Information provided:
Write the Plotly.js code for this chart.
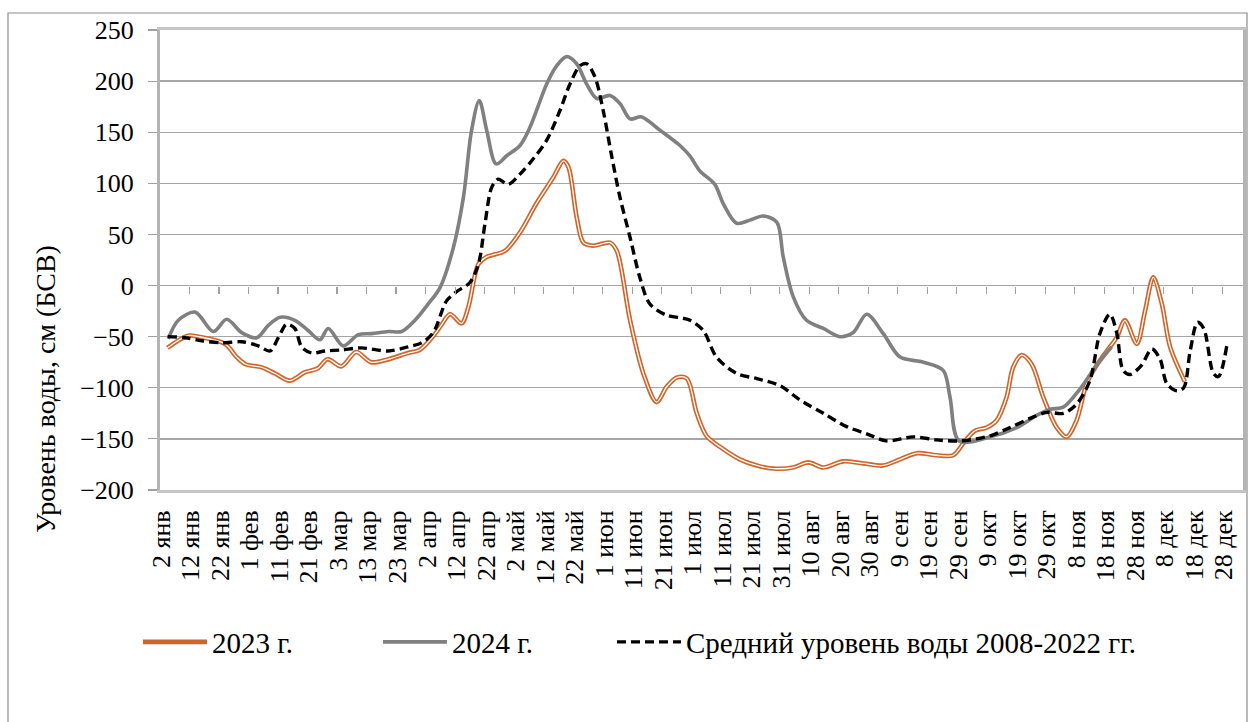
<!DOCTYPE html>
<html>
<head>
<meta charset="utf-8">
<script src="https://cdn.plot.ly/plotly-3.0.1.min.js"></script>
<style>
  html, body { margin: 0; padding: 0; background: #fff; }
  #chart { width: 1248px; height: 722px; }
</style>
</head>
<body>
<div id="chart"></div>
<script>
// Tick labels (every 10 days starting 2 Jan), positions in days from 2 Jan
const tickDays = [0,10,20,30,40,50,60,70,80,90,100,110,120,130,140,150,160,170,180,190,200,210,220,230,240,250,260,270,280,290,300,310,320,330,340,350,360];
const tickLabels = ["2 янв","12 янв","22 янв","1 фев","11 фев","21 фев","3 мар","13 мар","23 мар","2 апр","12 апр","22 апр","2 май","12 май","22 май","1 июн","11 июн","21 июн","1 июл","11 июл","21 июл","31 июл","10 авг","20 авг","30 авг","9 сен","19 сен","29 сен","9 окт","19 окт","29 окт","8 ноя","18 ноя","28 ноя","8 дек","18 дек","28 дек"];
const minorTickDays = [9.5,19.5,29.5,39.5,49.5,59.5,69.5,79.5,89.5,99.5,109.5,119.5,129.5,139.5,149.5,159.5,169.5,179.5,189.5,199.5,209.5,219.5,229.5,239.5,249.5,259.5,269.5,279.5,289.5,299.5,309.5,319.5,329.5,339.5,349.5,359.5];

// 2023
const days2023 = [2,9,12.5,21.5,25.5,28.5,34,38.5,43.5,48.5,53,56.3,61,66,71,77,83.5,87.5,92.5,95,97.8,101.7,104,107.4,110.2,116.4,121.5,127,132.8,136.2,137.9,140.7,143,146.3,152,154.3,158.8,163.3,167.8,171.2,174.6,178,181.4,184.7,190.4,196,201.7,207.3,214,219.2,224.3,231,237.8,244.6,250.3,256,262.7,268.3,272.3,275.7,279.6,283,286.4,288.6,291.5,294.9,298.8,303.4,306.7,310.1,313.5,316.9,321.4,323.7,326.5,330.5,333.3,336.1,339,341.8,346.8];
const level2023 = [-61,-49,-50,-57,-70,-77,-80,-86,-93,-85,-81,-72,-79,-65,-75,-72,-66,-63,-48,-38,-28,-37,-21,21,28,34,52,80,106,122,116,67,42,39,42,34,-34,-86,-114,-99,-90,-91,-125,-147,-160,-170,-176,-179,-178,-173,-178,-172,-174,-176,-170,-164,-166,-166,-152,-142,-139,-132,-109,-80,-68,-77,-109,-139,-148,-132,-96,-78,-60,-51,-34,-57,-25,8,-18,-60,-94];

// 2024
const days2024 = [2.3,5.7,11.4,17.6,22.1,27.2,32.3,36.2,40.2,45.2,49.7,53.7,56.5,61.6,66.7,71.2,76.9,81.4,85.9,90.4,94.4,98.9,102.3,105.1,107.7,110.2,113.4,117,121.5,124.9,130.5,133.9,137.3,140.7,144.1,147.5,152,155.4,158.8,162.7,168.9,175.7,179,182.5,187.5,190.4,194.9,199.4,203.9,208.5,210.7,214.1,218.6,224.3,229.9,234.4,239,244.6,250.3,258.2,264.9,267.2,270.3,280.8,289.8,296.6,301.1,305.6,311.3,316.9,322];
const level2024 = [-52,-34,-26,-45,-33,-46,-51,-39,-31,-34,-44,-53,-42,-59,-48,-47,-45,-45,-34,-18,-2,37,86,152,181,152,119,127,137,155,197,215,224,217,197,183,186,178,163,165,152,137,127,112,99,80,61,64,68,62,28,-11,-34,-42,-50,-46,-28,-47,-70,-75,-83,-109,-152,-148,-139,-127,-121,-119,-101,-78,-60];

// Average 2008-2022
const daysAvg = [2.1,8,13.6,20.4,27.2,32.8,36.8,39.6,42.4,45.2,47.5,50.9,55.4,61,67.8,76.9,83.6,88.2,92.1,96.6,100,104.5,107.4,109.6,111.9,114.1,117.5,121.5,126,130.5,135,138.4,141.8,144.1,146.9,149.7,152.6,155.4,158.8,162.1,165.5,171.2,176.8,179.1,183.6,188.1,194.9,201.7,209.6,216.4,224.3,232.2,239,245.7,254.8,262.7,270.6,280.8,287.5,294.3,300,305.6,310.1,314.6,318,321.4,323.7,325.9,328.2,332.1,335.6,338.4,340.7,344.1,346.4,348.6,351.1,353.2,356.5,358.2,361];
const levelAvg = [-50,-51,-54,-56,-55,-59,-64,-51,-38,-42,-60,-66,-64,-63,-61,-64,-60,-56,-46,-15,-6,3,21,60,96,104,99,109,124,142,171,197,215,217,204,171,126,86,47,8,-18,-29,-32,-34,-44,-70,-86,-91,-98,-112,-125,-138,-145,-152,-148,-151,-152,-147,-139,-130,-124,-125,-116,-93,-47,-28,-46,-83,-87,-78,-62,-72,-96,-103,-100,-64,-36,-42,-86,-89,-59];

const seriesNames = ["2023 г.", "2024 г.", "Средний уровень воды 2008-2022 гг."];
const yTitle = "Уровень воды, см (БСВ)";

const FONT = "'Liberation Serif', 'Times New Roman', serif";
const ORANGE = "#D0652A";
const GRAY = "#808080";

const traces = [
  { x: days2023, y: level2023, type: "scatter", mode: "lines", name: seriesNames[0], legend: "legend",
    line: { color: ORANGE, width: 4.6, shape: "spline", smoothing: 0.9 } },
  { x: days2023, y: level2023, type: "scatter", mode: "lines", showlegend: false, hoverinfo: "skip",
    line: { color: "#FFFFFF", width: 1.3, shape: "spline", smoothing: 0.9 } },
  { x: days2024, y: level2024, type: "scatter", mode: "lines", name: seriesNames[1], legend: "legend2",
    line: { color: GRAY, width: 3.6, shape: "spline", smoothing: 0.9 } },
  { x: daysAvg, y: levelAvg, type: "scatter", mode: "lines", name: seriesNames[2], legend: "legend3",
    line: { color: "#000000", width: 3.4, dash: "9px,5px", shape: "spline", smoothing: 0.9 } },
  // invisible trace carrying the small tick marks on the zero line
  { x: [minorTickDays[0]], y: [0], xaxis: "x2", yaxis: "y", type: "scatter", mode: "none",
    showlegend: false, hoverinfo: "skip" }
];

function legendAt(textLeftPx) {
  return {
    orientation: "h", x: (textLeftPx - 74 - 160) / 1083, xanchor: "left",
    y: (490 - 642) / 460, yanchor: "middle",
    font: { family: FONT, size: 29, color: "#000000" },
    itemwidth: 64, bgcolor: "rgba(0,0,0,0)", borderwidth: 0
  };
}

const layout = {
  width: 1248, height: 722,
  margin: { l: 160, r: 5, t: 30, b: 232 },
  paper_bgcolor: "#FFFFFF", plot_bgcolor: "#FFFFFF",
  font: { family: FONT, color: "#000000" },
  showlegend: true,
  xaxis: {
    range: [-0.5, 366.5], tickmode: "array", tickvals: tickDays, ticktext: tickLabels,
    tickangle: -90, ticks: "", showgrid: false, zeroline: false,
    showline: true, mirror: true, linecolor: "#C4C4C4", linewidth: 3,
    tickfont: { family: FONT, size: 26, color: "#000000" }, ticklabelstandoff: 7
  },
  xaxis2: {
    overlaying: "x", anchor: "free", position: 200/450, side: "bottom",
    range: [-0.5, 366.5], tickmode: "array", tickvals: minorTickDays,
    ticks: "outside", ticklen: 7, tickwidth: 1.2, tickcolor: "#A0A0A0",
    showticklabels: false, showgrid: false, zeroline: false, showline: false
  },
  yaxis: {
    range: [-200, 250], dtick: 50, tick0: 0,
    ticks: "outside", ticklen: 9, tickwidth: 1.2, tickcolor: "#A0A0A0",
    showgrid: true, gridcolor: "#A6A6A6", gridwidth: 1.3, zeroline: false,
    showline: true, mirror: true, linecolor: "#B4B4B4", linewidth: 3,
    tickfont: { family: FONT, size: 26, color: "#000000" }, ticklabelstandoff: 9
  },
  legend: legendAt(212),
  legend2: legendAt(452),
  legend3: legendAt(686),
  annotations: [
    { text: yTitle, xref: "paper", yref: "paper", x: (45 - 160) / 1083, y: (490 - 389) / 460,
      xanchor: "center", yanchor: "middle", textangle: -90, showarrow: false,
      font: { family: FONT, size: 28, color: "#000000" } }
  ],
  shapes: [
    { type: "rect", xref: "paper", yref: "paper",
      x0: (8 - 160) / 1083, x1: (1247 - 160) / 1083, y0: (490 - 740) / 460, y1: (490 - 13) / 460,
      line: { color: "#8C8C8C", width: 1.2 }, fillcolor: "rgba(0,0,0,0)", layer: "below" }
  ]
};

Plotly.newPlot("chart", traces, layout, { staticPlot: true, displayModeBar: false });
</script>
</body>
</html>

Task goal:
Show every line from the listing above in which the string "chart" appears.

Complete answer:
Write the Plotly.js code for this chart.
  #chart { width: 1248px; height: 722px; }
<div id="chart"></div>
Plotly.newPlot("chart", traces, layout, { staticPlot: true, displayModeBar: false });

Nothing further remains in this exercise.